When a kid is in school, they often feel like balancing their social life with the demands of their academic life is almost impossible. Much the same as you probably feel about work, family and your social life too.
Many students find themselves feeling like spending time socializing hurts their academic career and vice versa; they wish they just had more time.However, a balance can be achieved with the time they do have if they learn to be a little more efficient when doing schoolwork, set realistic goals and make their social life feel more fulfilling. And this is where you can help. Sharing these tips with them will be a great start.
Part 1 -Learning to Be More Efficient with Schoolwork
Encourage your child to schedule their schoolwork. Whether it’s their nightly homework, a big project or an exam, it’s important to use a clear schedule to get it all done. They should plan both weekly and daily. The best way to do it? An old-fashioned chart on their bedroom/study wall. Smartphones are cool but notes only stored there are easy for kids to forget.
Teach your child to prioritize their tasks according to their importance and due dates. For example, completing homework for the following day would probably be at the top of the list, while working on a paper due a few days later would be next in line.
Encourage your child to make use of “if-then” planning to build good habits. This type of planning involves using a particular situation or time of day as a trigger for schoolwork. However, it is important to set deadlines as well because using “if-then” planning alone may lead to not finishing those tasks.
If used properly, this kind of thinking is shown to build lasting good habits. Examples of this kind of thinking include:
”If I’m on the bus, I’ll work on my maths homework.”
”If I finish dinner, I’ll start studying for my next exam.”
”If it’s Friday night, I’ll start my homework for next Monday.”
Suggest your child carry some of their pending homework or study materials around with them. As they go about their day, they might find that they have some spare time now and then when they could be working on school projects.
Remind your child to remove annoying – and disruptive – distractions while they are studying. That means no cellphone, no Facebook, no TV. Music is OK, as many students – and non-students – find they work better when their favorite songs are playing in the background.
Part 2 – Setting and Achieving Realistic Goals
Help your child learn to set smaller and specific goals. When they decide to focus on academic achievements, anything less than straight A’s can feel like a failure. Rather than trying to perfect their academic career right away, encourage them to focus on smaller, incremental steps.
For example, if their average in a particular class is 70%, aiming for 90% within a week is simply unrealistic and will put any student under a lot of undue stress. Suggest they aim instead for a 5% increase a week. This will be far easier to achieve, encouraging them to keep going until they reach that final goal.
Inform your child that, in case they had not realized it, if they want to do well in school they won’t be able to socialize every day. Being committed to achieving their best performance in school means they won’t be able to hang out the night before an important test.
It can, however, be hard for a kid, especially a teenager to accept that so many sacrifices have to be made if they want to reach their goals. Therefore it helps to let them know its okay – and encouraged – to set aside a day each week particularly for socializing. Saturday is a particularly good choice: they can stay up later since it’s not a school night, and they will still have Sunday to complete any work that’s due on Monday.

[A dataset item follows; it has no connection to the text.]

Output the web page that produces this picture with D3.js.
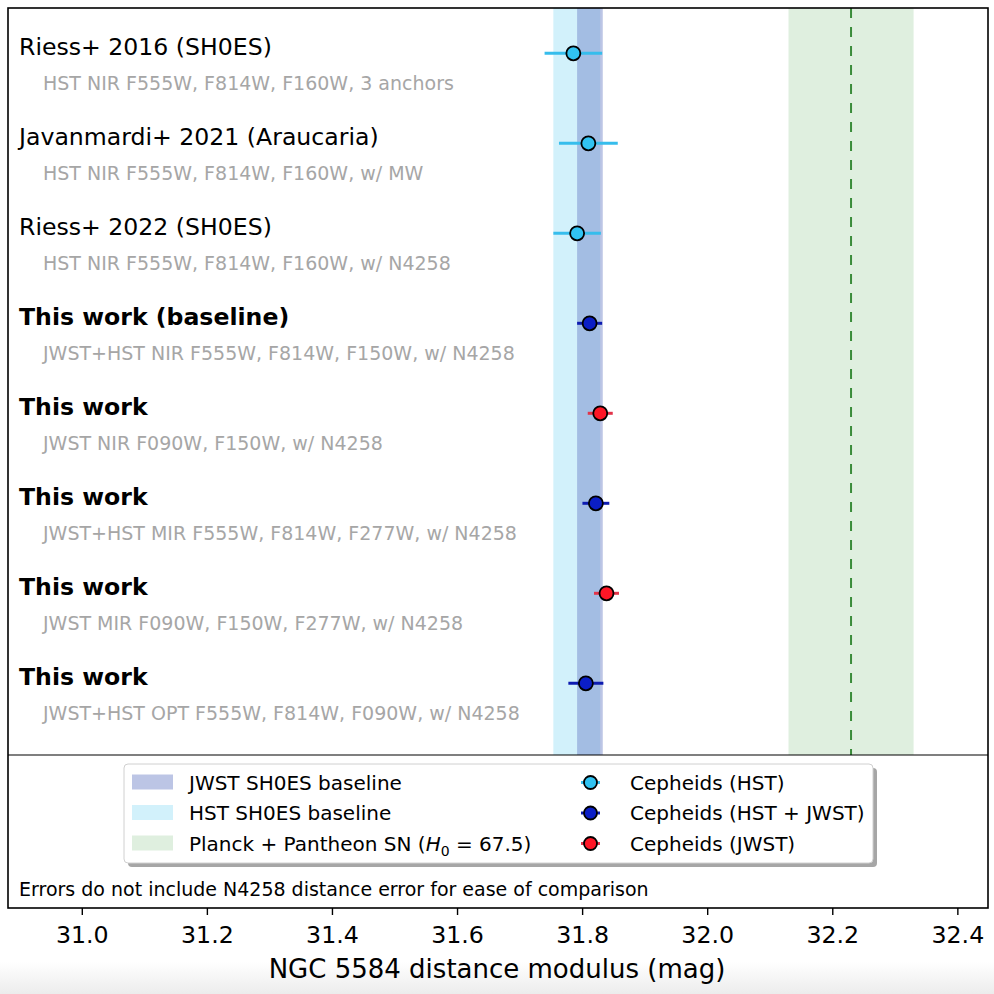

In addition, help them learn how to focus on enjoying their ‘social day’. If they are working hard most of their time they deserve this break and worries about homework and tests and grades can wait for another day.
Part 3 – Developing a More Fulfilling Social Life
Before they start trying to balance their social life with academics, your child should be encouraged to make sure the things that comprise their social life are activities they actually want to take part in.
If they are doing something just because a parent or another friend suggested it, but they find it’s not for them, continuing to do it just to please others is going to make their free time a lot less enjoyable than it should be.
Yes, going to a party is fun, and hanging out at the mall can be fun too (we suppose) But try to encourage your child to pursue some social pursuits that make use of their strengths and talents and engage with their true interests academically as well.
For example, a child who loves art may enjoy taking weekend classes or joining a club, that explores aspects of art they may not in school. Doing so may also be a way to meet seem like-minded new friends to expand their social circle outside the confines of school.
Finally, let your child know that you understand it’s OK for them to just be a kid once in a while. Sure you want them to do as well as possible in school (and they are no doubt well aware of that fact) but all work and no play is bad for any adult, let alone any child.
Yes, you may fail to see the attraction of binge-watching the latest hit show on Netflix with their friends for hours when they could maybe be outside doing something else, but as long as they are keeping up with their work and demonstrating they are committed to doing as well as possible in school, lighten up a little and let them pursue a harmless pursuit like this. They are having fun and hey, at least you know where they are!